I feel like weeping because I go to CNN and see Black people, poor people, people who didn't have much to begin with, their faces drawn and scarred with the agony of seeing and knowing that death is so, so close, that the waters of the sky and the earth are all around them, and that there is never enough help and food and safety to go around when you are Black, poor, or don't have much to begin with, in America.
I feel like weeping even though I hardly wept when the tsunami hit in Thailand and Indonesia and Africa, the wave that killed hundreds of thousands of people just the day after Christmas. For some reason, now, I want to weep long and hard for New Orleans and her people.
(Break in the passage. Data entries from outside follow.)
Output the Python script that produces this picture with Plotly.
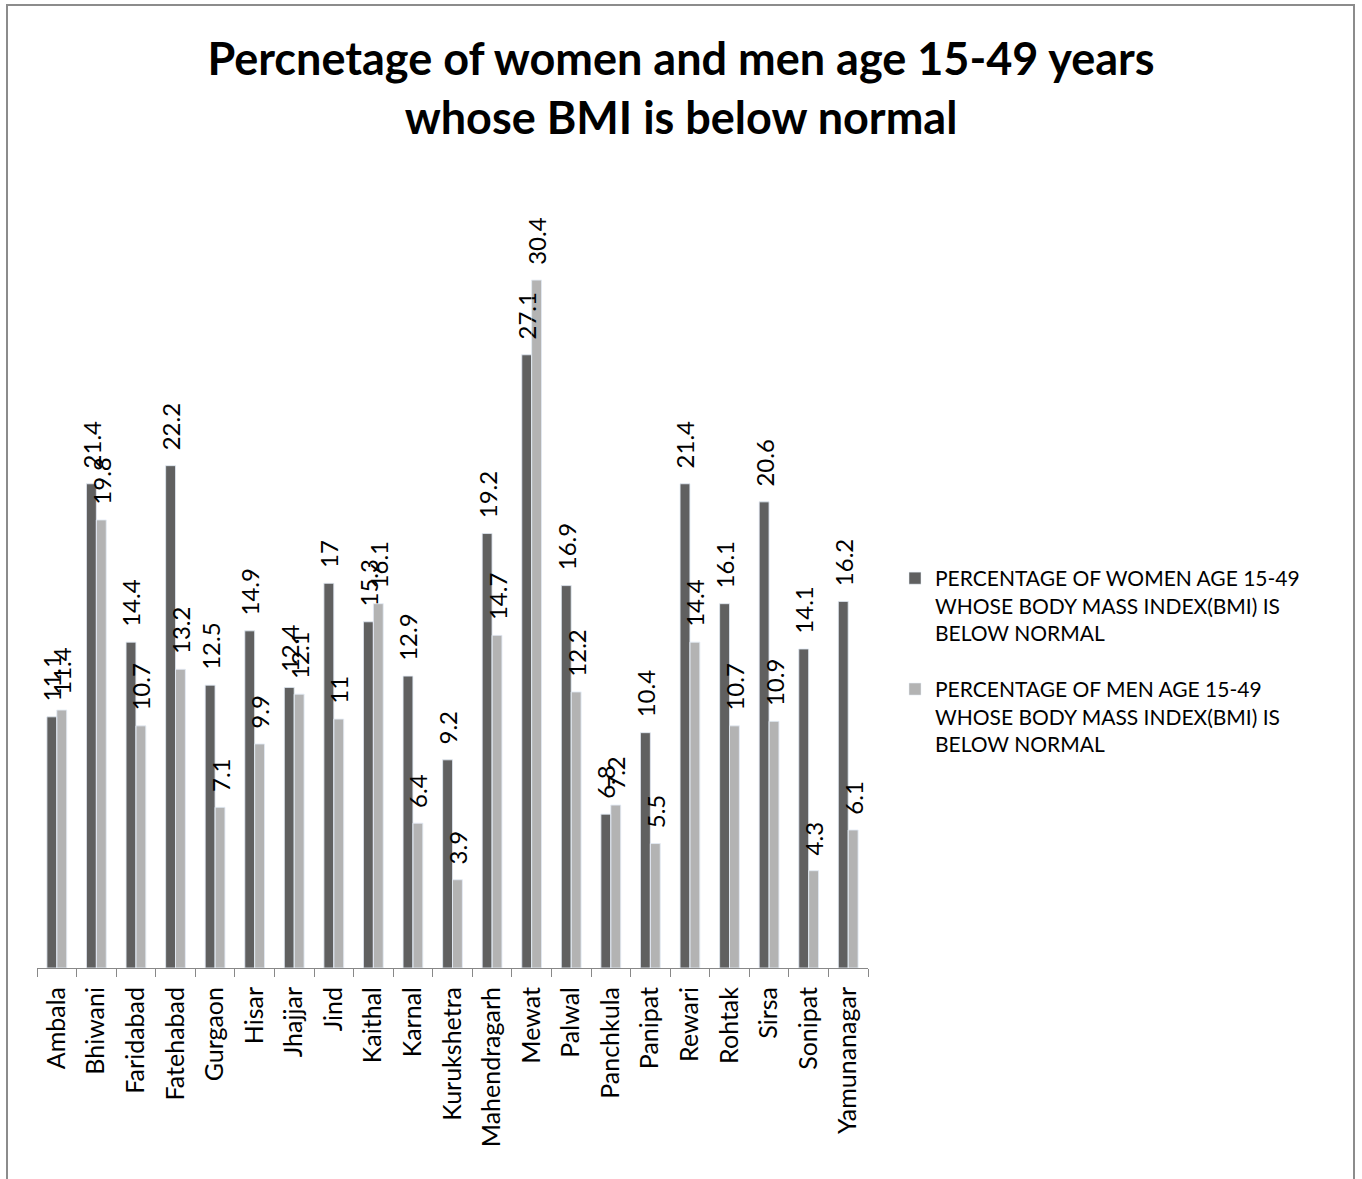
import plotly.graph_objects as go

districts = ["Ambala", "Bhiwani", "Faridabad", "Fatehabad", "Gurgaon", "Hisar", "Jhajjar",
             "Jind", "Kaithal", "Karnal", "Kurukshetra", "Mahendragarh", "Mewat", "Palwal",
             "Panchkula", "Panipat", "Rewari", "Rohtak", "Sirsa", "Sonipat", "Yamunanagar"]
women = [11.1, 21.4, 14.4, 22.2, 12.5, 14.9, 12.4, 17, 15.3, 12.9, 9.2, 19.2, 27.1, 16.9,
         6.8, 10.4, 21.4, 16.1, 20.6, 14.1, 16.2]
men = [11.4, 19.8, 10.7, 13.2, 7.1, 9.9, 12.1, 11, 16.1, 6.4, 3.9, 14.7, 30.4, 12.2,
       7.2, 5.5, 14.4, 10.7, 10.9, 4.3, 6.1]

name_w = "PERCENTAGE OF WOMEN AGE 15-49<br>WHOSE BODY MASS INDEX(BMI) IS<br>BELOW NORMAL"
name_m = "PERCENTAGE OF MEN AGE 15-49<br>WHOSE BODY MASS INDEX(BMI) IS<br>BELOW NORMAL"

FONT = "Lato"
W, H = 1362, 1179
L, R, T, B = 37, 868, 176, 968
PAD = "\u00a0\u00a0"

fig = go.Figure()
# visible bars
fig.add_trace(go.Bar(x=districts, y=women, name=name_w, marker_color="#606060", legendgroup="w"))
fig.add_trace(go.Bar(x=districts, y=men, name=name_m, marker_color="#B3B3B3", legendgroup="m"))
# transparent copies on an overlaid axis pair carrying the value labels (drawn above all bars)
for vals in (women, men):
    fig.add_trace(go.Bar(x=districts, y=vals, xaxis="x2", yaxis="y2", showlegend=False,
                         marker_color="rgba(0,0,0,0)", hoverinfo="skip",
                         text=[PAD + f"{v:g}" for v in vals], textposition="outside",
                         textangle=-90, constraintext="none", cliponaxis=False,
                         textfont=dict(size=24, color="#000000", family=FONT)))

def px_x(p):
    return (p - L) / (R - L)

def px_y(p):
    return (B - p) / (B - T)

fig.update_layout(
    width=W, height=H,
    margin=dict(l=L, r=W - R, t=T, b=H - B, autoexpand=False),
    paper_bgcolor="white", plot_bgcolor="white",
    barmode="group", bargap=0.5, bargroupgap=0.0,
    font=dict(family=FONT, size=17, color="#000000"),
    title=dict(text="<b>Percnetage of women and men age 15-49 years<br>whose BMI is below normal</b>",
               x=0.5, xanchor="center", xref="container", yref="container",
               y=1 - 75 / H, yanchor="top",
               font=dict(family=FONT, size=45, color="#000000")),
    showlegend=True,
    legend=dict(x=px_x(895), y=px_y(558), xanchor="left", yanchor="top",
                font=dict(family=FONT, size=21, color="#000000"),
                tracegroupgap=26, itemwidth=30, valign="top", bgcolor="rgba(0,0,0,0)"),
    xaxis=dict(showline=True, linecolor="#888888", linewidth=1, ticks="outside",
               ticklen=8, tickcolor="#888888", tickson="boundaries", tickangle=-90,
               ticklabelstandoff=8,
               tickfont=dict(family=FONT, size=25, color="#000000"), showgrid=False),
    yaxis=dict(range=[0, 35], visible=False, showgrid=False),
    xaxis2=dict(overlaying="x", matches="x", visible=False, showgrid=False),
    yaxis2=dict(overlaying="y", range=[0, 35], visible=False, showgrid=False),
    shapes=[dict(type="rect", xref="paper", yref="paper",
                 x0=px_x(7), x1=px_x(1354), y0=px_y(1190), y1=px_y(5),
                 line=dict(color="#8c8c8c", width=2), fillcolor="rgba(0,0,0,0)", layer="below")],
)

fig.write_html("out.html")
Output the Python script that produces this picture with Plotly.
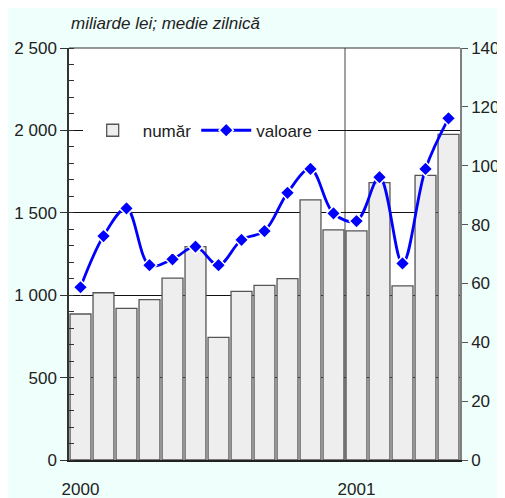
import plotly.graph_objects as go

months = list(range(17))
numar = [886, 1015, 920, 973, 1104, 1295, 744, 1023, 1060, 1100, 1578, 1396, 1390, 1683, 1056, 1727, 1976]
valoare = [58.7, 76.1, 85.5, 66.2, 68.2, 72.5, 66.2, 74.8, 77.8, 90.8, 98.9, 83.8, 81.2, 96.1, 66.8, 98.9, 116.1]
year_ticks = [0, 12]
year_labels = ["2000", "2001"]
left_ticks = [0, 500, 1000, 1500, 2000, 2500]
left_labels = ["0", "500", "1 000", "1 500", "2 000", "2 500"]
right_ticks = [0, 20, 40, 60, 80, 100, 120, 140]
right_labels = ["0", "20", "40", "60", "80", "100", "120", "140"]

font = "Liberation Sans, Arial, sans-serif"

fig = go.Figure()
fig.add_trace(go.Bar(
    x=months, y=numar, name="număr",
    marker=dict(color="#eeeeee", line=dict(color="#555555", width=1.3)),
    yaxis="y",
))
fig.add_trace(go.Scatter(
    x=months, y=valoare, name="valoare", mode="lines+markers",
    line=dict(color="#0000ff", width=2.8, shape="spline", smoothing=1.0),
    marker=dict(symbol="diamond", size=11, color="#0000ff", line=dict(color="white", width=1.5)),
    yaxis="y2",
))

fig.add_shape(type="line", xref="x", yref="paper", x0=11.5, x1=11.5, y0=0, y1=1,
              line=dict(color="#444444", width=1), layer="below")

fig.update_layout(
    template="none",
    width=505, height=498,
    margin=dict(l=61, r=53, t=40, b=46, pad=0),
    paper_bgcolor="#effffc", plot_bgcolor="white",
    bargap=0.09,
    font=dict(family=font, size=17, color="#222222"),
    showlegend=True,
    legend=dict(orientation="h", x=0.035, y=0.843, xanchor="left", yanchor="top",
                bgcolor="white", font=dict(size=17), tracegroupgap=0, itemwidth=50,
                borderwidth=0),
    xaxis=dict(range=[-0.5, 16.5], tickvals=year_ticks, ticktext=year_labels, automargin=False,
               showgrid=False, zeroline=False, showline=True, linecolor="#222222", linewidth=1.5,
               ticks="", ticklabelstandoff=13, tickfont=dict(size=17), mirror=False),
    yaxis=dict(range=[0, 2500], tickvals=left_ticks, ticktext=left_labels, automargin=False,
               showgrid=True, gridcolor="#111111", gridwidth=1,
               zeroline=False, showline=True, linecolor="#333333", linewidth=1.5,
               ticks="outside", ticklen=7, tickcolor="#333333", tickwidth=1.2,
               minor=dict(dtick=100, ticks="inside", ticklen=5, tickcolor="#333333", showgrid=False),
               tickfont=dict(size=17)),
    yaxis2=dict(range=[0, 140], overlaying="y", side="right", tickvals=right_ticks, ticktext=right_labels,
                automargin=False,
                showgrid=False, zeroline=False, showline=True, linecolor="#808080", linewidth=1.5,
                ticks="outside", ticklen=6, tickcolor="#555555", tickfont=dict(size=17)),
    annotations=[dict(text="<i>miliarde lei; medie zilnică</i>", xref="paper", yref="paper",
                      x=0.0, y=1.0, xanchor="left", yanchor="bottom", yshift=13, showarrow=False,
                      font=dict(size=17, color="#222222"))],
)
fig.add_shape(type="line", xref="paper", yref="paper", x0=0, x1=1, y0=1, y1=1,
              line=dict(color="#333333", width=1.2))

fig.write_html("out.html")
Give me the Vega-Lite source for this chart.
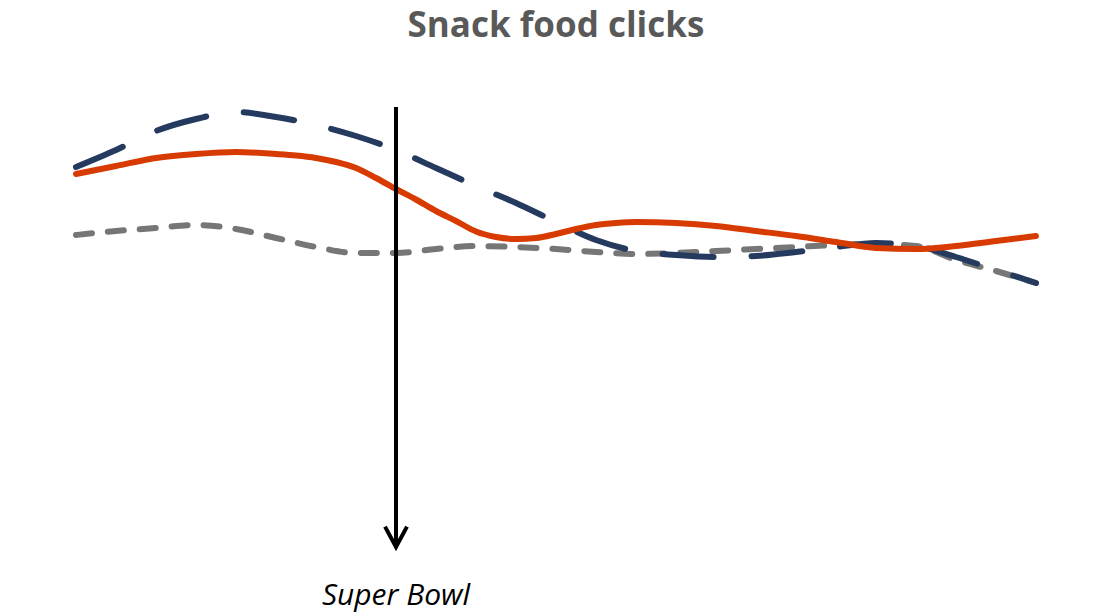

Maybe it's my PMS or just the fact that I can somehow relate to those people trapped on rooftops and in the Astrodome, those victims of a natural disaster so mind-boggling that even usually stoic CNN reporters are breaking down in tears during their on-air time; maybe I can relate to them because I live in the Bay Area, at a conjunction of several major fault lines, where the earth trembles nearly every hour even if we don't feel her shivers, where death is always close by, though silent and waiting. Where even the threat of such natural tragedies could never keep me from staying here, living here, in a place full of beauty and mystery and history.
I feel like weeping when I read emails saying that a comrade who lives in New Orleans is safe, and when I remember the other folks--like Xochitl whom I just saw a few weeks ago in Albuquerque, who offered me a place to hang out if I ever wanted to come down to the Big Easy--the other folks I know who live in New Orleans. Even though they are not my best friends or family members, I still want to weep because I don't know where they are or what's happened to them.
I want to weep, but the tears won't come. So I weep words instead. And pray.
P.S. Please make a generous donation to the relief efforts; the people of New Orleans need us.